▶ **Set task**
Below are entries; repeat exactly, and nothing else, the lines from the one holding "Clone this chart" through the one holding "Chart.register(...registerables);", inclusive. Leave the pictures out.

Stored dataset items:
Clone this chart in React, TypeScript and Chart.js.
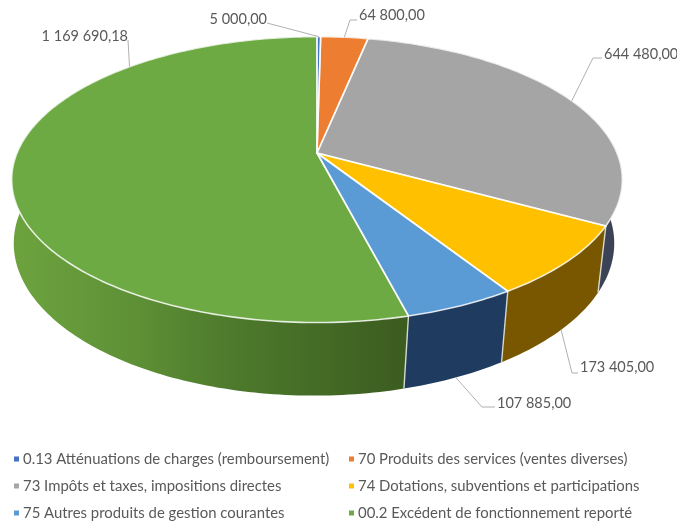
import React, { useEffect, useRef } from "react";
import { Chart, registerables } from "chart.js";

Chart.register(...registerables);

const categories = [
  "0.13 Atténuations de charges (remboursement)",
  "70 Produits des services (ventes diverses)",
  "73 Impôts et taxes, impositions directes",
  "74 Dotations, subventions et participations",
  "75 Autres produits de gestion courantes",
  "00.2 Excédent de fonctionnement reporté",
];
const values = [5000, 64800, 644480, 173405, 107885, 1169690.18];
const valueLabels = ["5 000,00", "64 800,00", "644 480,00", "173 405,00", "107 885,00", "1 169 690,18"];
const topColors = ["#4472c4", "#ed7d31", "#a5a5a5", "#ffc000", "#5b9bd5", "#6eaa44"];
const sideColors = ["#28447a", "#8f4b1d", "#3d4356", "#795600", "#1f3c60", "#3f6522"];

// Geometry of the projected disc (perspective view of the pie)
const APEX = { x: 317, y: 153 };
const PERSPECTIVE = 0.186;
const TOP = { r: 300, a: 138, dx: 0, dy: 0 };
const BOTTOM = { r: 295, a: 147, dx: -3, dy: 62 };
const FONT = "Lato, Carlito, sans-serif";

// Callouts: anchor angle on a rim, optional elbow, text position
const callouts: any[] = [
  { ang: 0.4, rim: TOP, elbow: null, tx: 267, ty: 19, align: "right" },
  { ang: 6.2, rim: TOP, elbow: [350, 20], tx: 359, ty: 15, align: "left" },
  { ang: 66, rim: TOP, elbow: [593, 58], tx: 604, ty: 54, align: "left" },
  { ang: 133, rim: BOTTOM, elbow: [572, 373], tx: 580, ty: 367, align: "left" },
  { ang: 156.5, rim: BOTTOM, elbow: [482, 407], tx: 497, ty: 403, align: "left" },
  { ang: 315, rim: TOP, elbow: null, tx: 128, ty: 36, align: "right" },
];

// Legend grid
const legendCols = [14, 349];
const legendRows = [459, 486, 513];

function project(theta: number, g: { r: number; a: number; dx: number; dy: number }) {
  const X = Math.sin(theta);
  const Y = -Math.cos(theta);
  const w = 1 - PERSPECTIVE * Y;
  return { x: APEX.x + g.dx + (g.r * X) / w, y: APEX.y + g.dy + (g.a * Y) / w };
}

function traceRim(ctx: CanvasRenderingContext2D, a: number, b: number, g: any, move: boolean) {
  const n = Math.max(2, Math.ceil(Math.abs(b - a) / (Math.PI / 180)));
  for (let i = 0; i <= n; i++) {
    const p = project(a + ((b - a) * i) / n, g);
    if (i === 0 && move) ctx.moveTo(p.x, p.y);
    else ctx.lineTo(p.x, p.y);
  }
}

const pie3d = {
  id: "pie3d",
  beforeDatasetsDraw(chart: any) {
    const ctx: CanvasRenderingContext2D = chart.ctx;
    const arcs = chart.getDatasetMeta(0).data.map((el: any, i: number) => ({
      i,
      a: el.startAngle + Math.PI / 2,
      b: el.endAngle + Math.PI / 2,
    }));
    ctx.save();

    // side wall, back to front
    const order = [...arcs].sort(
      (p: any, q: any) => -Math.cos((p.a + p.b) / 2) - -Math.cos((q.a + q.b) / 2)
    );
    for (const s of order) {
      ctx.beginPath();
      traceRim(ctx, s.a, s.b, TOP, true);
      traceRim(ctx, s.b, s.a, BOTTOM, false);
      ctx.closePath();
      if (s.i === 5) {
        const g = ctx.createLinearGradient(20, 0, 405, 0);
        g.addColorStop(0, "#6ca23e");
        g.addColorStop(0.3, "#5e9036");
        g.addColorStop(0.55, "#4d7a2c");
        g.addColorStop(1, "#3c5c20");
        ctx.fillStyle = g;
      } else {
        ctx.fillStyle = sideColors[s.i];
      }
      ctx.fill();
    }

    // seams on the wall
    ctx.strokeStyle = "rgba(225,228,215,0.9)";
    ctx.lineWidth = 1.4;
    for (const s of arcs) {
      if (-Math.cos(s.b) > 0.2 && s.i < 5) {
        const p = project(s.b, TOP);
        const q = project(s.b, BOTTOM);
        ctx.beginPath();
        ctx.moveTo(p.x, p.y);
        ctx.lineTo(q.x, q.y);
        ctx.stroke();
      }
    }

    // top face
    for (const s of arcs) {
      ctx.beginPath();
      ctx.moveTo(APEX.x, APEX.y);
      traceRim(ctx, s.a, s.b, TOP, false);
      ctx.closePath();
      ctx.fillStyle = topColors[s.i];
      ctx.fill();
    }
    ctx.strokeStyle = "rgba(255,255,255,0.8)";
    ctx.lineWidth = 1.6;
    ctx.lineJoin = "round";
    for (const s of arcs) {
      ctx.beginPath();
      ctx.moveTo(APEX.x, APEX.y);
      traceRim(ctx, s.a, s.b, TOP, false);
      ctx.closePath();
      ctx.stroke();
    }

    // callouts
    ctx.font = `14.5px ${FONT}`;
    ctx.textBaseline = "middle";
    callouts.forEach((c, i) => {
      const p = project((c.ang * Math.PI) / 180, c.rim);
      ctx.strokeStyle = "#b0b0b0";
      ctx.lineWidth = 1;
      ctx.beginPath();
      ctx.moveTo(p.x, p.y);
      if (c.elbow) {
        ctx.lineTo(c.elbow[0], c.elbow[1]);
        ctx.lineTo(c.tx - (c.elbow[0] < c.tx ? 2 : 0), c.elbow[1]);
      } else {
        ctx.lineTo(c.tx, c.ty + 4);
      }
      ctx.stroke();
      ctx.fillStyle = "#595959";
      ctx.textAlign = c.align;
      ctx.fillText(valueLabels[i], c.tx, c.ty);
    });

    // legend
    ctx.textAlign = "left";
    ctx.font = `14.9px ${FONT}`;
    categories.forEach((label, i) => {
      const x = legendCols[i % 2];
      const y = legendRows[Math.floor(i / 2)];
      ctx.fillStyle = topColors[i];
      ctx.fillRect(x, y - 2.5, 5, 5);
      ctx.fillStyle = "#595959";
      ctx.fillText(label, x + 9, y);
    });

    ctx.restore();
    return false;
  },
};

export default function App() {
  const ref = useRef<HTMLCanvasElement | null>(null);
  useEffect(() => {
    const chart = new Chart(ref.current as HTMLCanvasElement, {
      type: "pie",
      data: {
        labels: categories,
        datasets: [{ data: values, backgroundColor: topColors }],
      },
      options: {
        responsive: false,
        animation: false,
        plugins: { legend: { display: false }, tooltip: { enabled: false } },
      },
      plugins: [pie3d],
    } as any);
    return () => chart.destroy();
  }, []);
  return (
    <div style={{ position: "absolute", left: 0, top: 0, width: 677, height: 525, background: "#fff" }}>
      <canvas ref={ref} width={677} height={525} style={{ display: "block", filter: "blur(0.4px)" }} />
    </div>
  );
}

* * *

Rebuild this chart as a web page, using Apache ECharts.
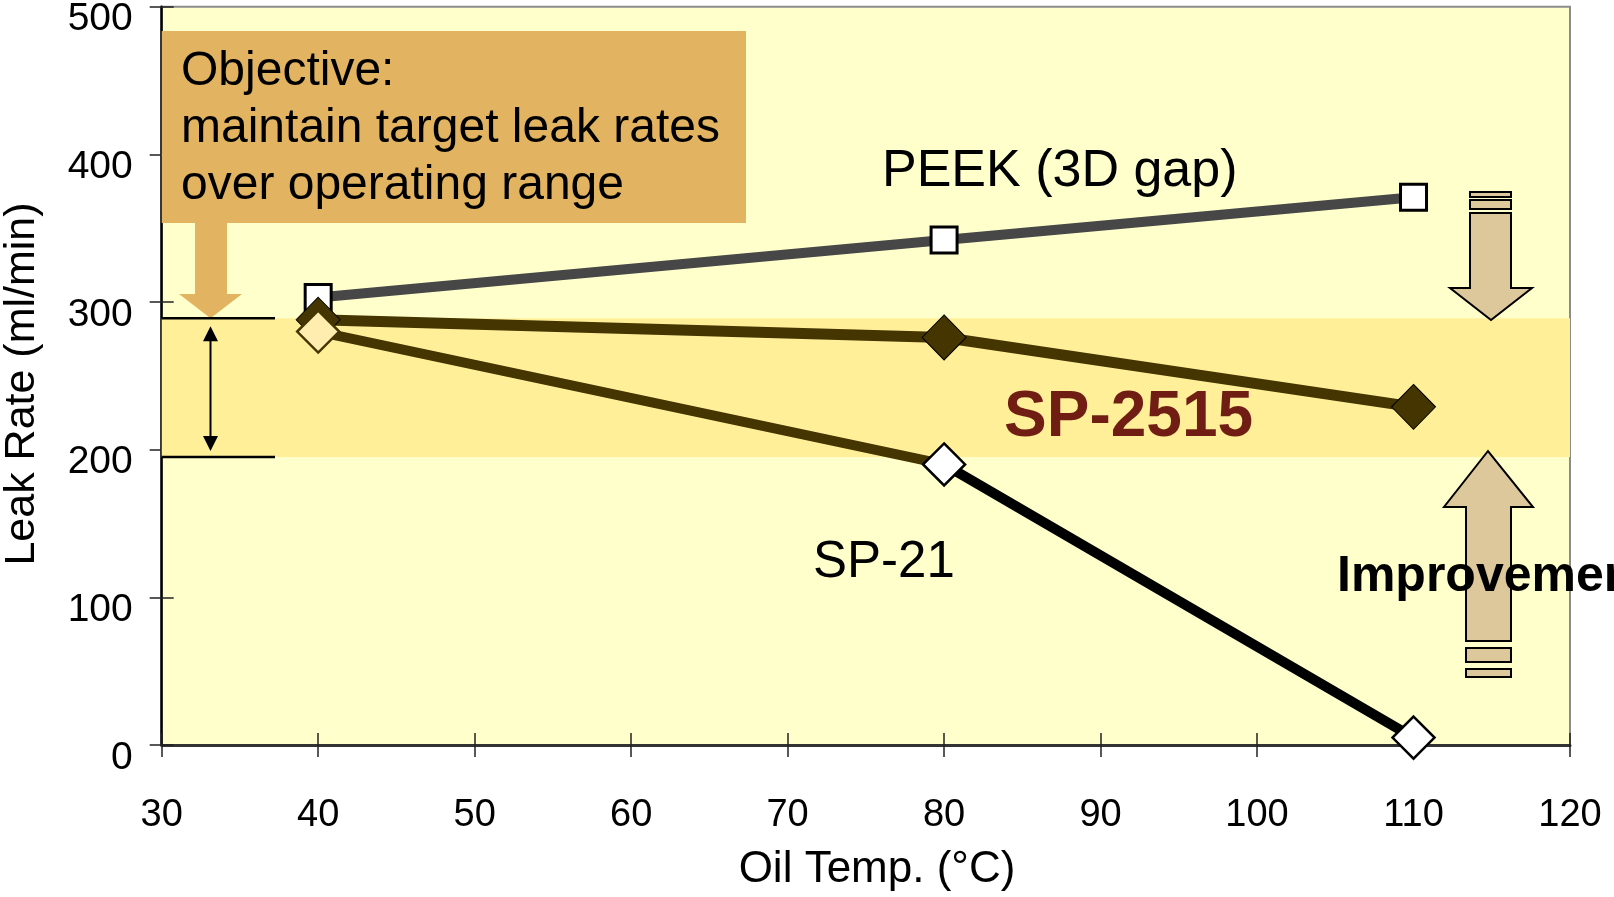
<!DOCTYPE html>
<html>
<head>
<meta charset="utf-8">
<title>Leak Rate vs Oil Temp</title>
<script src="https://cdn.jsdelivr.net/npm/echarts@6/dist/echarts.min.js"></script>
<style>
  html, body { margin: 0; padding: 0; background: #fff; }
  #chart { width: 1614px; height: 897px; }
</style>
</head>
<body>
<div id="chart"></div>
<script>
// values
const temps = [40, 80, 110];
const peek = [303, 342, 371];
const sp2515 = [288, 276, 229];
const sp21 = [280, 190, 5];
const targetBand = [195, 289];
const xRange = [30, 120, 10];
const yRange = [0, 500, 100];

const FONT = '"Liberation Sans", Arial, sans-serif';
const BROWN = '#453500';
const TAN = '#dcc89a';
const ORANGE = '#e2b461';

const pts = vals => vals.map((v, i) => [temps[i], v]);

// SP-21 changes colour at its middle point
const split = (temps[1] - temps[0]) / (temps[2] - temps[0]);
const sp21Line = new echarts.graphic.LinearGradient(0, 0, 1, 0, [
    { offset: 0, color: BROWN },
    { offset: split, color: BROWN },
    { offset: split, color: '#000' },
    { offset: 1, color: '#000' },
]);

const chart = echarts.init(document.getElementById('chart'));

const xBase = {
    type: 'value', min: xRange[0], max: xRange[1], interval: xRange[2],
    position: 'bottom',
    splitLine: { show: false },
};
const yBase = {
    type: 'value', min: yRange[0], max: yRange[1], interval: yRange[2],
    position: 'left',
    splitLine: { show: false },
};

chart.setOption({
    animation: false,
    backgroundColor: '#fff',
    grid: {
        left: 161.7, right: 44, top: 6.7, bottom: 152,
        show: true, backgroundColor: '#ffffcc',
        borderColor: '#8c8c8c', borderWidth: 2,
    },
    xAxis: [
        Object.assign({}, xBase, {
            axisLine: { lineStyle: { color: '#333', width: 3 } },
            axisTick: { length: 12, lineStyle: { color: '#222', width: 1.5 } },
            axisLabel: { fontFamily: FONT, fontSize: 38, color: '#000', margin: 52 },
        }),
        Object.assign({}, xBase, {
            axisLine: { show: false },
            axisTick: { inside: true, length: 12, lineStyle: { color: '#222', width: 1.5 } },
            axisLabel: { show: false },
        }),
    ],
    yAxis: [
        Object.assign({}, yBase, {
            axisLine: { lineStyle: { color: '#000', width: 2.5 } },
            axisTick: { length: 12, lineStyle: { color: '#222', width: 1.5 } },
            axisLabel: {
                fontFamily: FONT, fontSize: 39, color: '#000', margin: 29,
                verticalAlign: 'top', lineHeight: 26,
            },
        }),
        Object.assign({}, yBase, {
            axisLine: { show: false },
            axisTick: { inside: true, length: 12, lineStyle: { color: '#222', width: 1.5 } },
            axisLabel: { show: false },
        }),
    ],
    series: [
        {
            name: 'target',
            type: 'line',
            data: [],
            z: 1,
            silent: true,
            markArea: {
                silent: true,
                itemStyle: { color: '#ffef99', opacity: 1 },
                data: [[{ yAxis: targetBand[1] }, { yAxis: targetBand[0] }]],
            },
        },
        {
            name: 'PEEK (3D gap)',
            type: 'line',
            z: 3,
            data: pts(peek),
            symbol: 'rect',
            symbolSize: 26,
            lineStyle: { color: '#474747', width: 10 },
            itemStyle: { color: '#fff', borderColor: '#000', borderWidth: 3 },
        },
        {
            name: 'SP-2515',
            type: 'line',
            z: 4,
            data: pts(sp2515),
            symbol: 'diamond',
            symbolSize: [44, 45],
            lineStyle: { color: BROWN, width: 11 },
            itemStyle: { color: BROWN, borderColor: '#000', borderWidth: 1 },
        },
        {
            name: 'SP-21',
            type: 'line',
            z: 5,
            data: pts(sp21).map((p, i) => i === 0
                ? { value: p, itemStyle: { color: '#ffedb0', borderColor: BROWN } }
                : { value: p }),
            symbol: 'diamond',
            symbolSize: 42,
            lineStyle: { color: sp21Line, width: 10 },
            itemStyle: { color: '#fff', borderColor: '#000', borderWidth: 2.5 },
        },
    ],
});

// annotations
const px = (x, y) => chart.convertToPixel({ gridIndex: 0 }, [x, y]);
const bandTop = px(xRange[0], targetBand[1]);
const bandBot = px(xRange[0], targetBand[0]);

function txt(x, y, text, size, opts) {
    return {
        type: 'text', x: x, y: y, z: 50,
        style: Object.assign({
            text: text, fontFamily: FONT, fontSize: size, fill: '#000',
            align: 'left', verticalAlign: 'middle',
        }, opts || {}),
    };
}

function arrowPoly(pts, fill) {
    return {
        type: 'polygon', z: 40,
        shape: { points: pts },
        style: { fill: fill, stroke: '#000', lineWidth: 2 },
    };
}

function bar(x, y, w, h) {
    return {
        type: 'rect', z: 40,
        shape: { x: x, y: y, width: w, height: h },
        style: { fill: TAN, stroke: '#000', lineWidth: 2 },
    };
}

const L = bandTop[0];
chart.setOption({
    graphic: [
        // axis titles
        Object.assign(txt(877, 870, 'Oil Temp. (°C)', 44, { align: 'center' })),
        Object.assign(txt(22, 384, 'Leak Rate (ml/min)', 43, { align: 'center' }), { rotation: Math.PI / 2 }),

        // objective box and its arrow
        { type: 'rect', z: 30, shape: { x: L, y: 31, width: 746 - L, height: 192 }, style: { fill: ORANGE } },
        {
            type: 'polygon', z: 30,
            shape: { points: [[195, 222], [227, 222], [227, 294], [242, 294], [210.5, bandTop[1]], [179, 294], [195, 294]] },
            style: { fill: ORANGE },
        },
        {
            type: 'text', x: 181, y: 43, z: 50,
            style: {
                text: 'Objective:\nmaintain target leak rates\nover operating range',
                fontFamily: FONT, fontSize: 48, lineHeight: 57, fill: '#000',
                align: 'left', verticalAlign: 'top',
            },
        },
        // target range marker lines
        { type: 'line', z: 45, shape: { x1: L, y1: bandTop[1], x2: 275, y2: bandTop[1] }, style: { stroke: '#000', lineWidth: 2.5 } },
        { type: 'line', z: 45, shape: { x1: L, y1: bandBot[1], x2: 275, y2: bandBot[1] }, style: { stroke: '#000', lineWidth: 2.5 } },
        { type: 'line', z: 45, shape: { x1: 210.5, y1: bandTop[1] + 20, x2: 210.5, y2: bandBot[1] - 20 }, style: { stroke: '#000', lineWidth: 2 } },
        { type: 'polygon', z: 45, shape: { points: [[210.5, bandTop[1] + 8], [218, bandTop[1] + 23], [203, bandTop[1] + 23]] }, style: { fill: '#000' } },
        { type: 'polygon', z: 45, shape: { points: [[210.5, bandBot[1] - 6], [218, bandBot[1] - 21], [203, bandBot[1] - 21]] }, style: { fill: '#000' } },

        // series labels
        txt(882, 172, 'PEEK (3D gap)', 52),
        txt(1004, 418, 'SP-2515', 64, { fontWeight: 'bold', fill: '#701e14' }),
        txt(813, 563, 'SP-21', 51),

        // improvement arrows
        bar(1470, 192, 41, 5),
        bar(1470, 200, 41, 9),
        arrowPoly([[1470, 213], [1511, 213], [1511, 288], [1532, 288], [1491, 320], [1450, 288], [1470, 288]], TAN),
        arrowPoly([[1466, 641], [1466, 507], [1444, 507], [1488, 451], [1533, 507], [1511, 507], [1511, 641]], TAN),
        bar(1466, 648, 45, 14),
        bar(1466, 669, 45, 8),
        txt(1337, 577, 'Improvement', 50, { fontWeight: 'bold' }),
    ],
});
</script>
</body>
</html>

▶ **Solution to the problem**
Clone this chart in React, TypeScript and Chart.js.
import React, { useEffect, useRef } from "react";
import { Chart, registerables } from "chart.js";

Chart.register(...registerables);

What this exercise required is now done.